A new study has indicated the possible advantages of stem cell transplantation for patients with Multiple Myeloma, a cancer of plasma cells. Dr Antonio Palumbo: "This study shows a longer progression-free survival time with hematopoietic stem cell transplantation in comparison to conventional chemotherapy." The outcome of this study is presented at the 16th Congress of the European Hematology Association in London.

Multiple myeloma is the second most common hematologic malignancy, with a higher incidence in patients over 65 years. Although the disease remains incurable, the introduction of novel agents, such as the immunomodulatory drugs thalidomide and lenalidomide and the proteasome inhibitor bortezomib, has significantly changed the treatment paradigm of this disease and considerably improved outcomes. High-dose therapy is considered the standard treatment for younger patients, while older patients benefit more from a gentler approach.

Dr Antonio Palumbo from the Division of Hematology of the University of Torino, AOS S. Giovanni Battista in Torino: "We have compared the role of high-dose chemotherapy (MEL 200) followed by hematopoietic stem cell transplantation with novel agents versus conventional chemotherapy with novel agents.

The available literature on melphalan-prednisone plus novel agents suggested that novel agent-containing regimens might have the same impact on response rate as hematopoietic stem cell transplantation. Therefore, in our study we compared high dose melphalan MEL 200 followed by hemaotopoietic stem cell transplantation versus conventional melphalan-prednisone plus the novel agent lenalidomide (MPR) in patients with newly diagnosed multiple myeloma who received induction treatment with lenalidomide and low-dose dexamethasone.

Despite comparable response rates between the two arms, MEL200 showed a longer progression-free survival. This is the first study showing a longer progression-free survival time with hematopoietic transplantation with novel agents in comparison to conventional chemotherapy with novel agents. To date, it is not possible to assess the impact of either approach on overall survival, and longer follow-up is needed to draw any definitive conclusions. Our results also confirmed that in the era of novel agents, high-dose chemotherapy followed by hematopoietic stem cell transplantation remains the essential strategy in younger patients with multiple myeloma."

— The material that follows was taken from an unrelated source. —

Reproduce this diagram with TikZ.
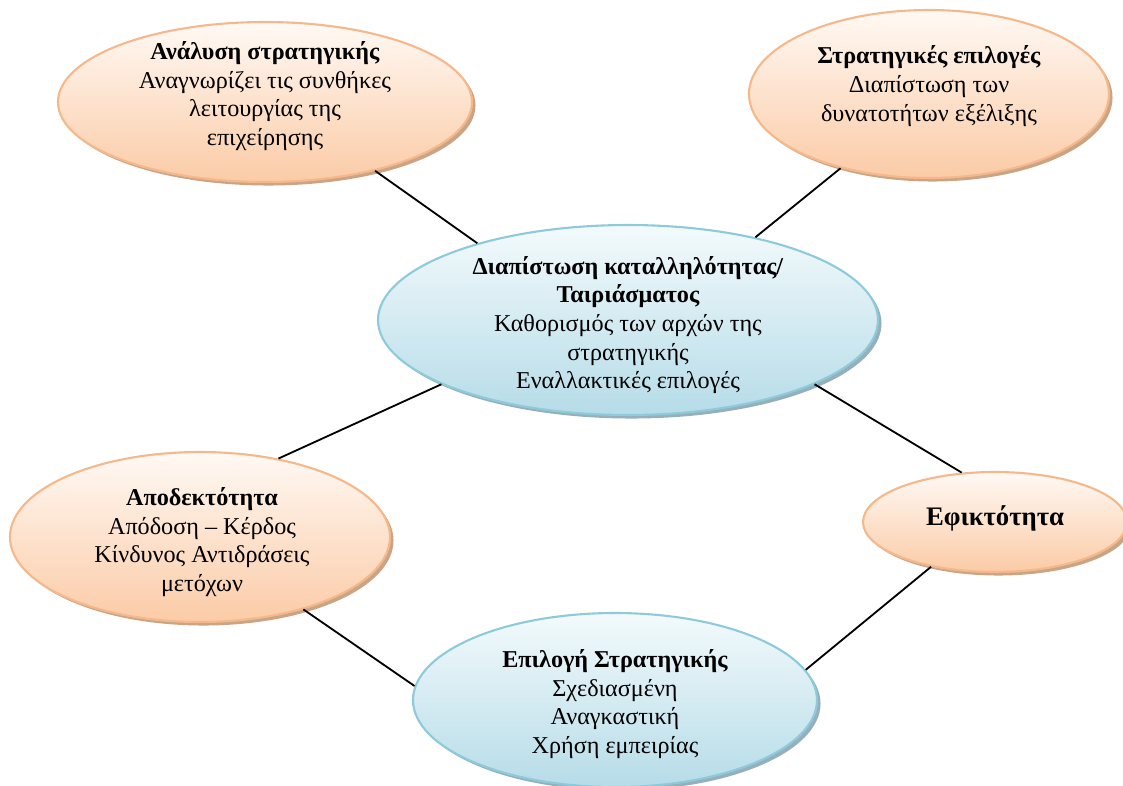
\documentclass[tikz,border=0pt]{standalone}
\usepackage{fontspec}
\setmainfont{Liberation Serif}
\usepackage{tikz}
\usetikzlibrary{shapes.geometric, shadows, positioning}
\usepackage{xcolor}

\definecolor{peachline}{HTML}{F6B88A}
\definecolor{peachtop}{HTML}{FFF9F4}
\definecolor{peachbot}{HTML}{FBCBA6}
\definecolor{peachshadow}{HTML}{C49B78}
\definecolor{skyline}{HTML}{8DCADB}
\definecolor{skytop}{HTML}{F3FAFC}
\definecolor{skybot}{HTML}{B6DCE8}
\definecolor{skyshadow}{HTML}{8AA7B3}

\tikzset{
  bubble/.style={ellipse, inner sep=0pt, line width=1.5pt},
  warm/.style={bubble, draw=peachline, top color=peachtop, bottom color=peachbot,
    drop shadow={shadow xshift=2.5pt, shadow yshift=-2.5pt, fill=peachshadow, opacity=0.9}},
  cool/.style={bubble, draw=skyline, top color=skytop, bottom color=skybot,
    drop shadow={shadow xshift=2.5pt, shadow yshift=-2.5pt, fill=skyshadow, opacity=0.9}},
  txt/.style={align=center, inner sep=0pt, font=\fontsize{17.2}{20.4}\selectfont},
  link/.style={draw=black, line width=1.3pt}
}

\begin{document}
\begin{tikzpicture}[x=0.025cm, y=-0.025cm]
  \useasboundingbox (0,0) rectangle (1123,785);
  % Ellipses
  \node[warm, minimum width=414*0.025cm, minimum height=160*0.025cm] (analysis) at (265,102) {};
  \node[warm, minimum width=360*0.025cm, minimum height=168*0.025cm] (choices) at (929,94) {};
  \node[cool, minimum width=500*0.025cm, minimum height=190*0.025cm] (fit) at (628,320) {};
  \node[warm, minimum width=380*0.025cm, minimum height=170*0.025cm] (accept) at (200,537) {};
  \node[warm, minimum width=264*0.025cm, minimum height=100*0.025cm] (feasible) at (995,522) {};
  \node[cool, minimum width=404*0.025cm, minimum height=174*0.025cm] (select) at (615,700) {};
  % Texts
  \node[txt] (analysis-t) at (265,96) {\textbf{Ανάλυση στρατηγικής}\\Αναγνωρίζει τις συνθήκες\\λειτουργίας της\\επιχείρησης};
  \node[txt] (choices-t) at (929,86) {\textbf{Στρατηγικές επιλογές}\\Διαπίστωση των\\δυνατοτήτων εξέλιξης};
  \node[txt] (fit-t) at (628,325) {\textbf{Διαπίστωση καταλληλότητας/}\\\textbf{Ταιριάσματος}\\Καθορισμός των αρχών της\\στρατηγικής\\Εναλλακτικές επιλογές};
  \node[txt] (accept-t) at (202,542) {\textbf{Αποδεκτότητα}\\Απόδοση – Κέρδος\\Κίνδυνος Αντιδράσεις\\μετόχων};
  \node[txt, font=\fontsize{19}{23}\selectfont] (feasible-t) at (995,518) {\textbf{Εφικτότητα}};
  \node[txt] (select-t) at (615,704) {\textbf{Επιλογή Στρατηγικής}\\Σχεδιασμένη\\Αναγκαστική\\Χρήση εμπειρίας};
  % Connectors
  \draw[link] (analysis.-32) -- (fit.153);
  \draw[link] (choices.220) -- (fit.33);
  \draw[link] (fit.199) -- (accept.45);
  \draw[link] (fit.341) -- (feasible.124);
  \draw[link] (accept.325) -- (select.176);
  \draw[link] (feasible.215) -- (select.9);
\end{tikzpicture}
\end{document}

About the EHA Annual Congress

After 15 congresses and constantly increasing number of delegates, the 16th Congress of EHA will take place in London. Hematology is a specialty that covers everything to do with blood: its origin in the bone marrow, diseases (in the production) of blood and their treatments. The latest data on research and developments within the wide spectrum of hematology are presented. The Congress is aimed at health professionals working in or interested in the field of hematology. The scientific program topics range from stem cell physiology and development, to leukemia; myeloma; lymphoma; diagnosis and treatment; red blood cells; white blood cells and platelet disorders; hemophilia; thrombosis and bleeding disorders as well as transfusion and stem cell transplantation. Last year the congress in Barcelona welcomed over 9,000 participants.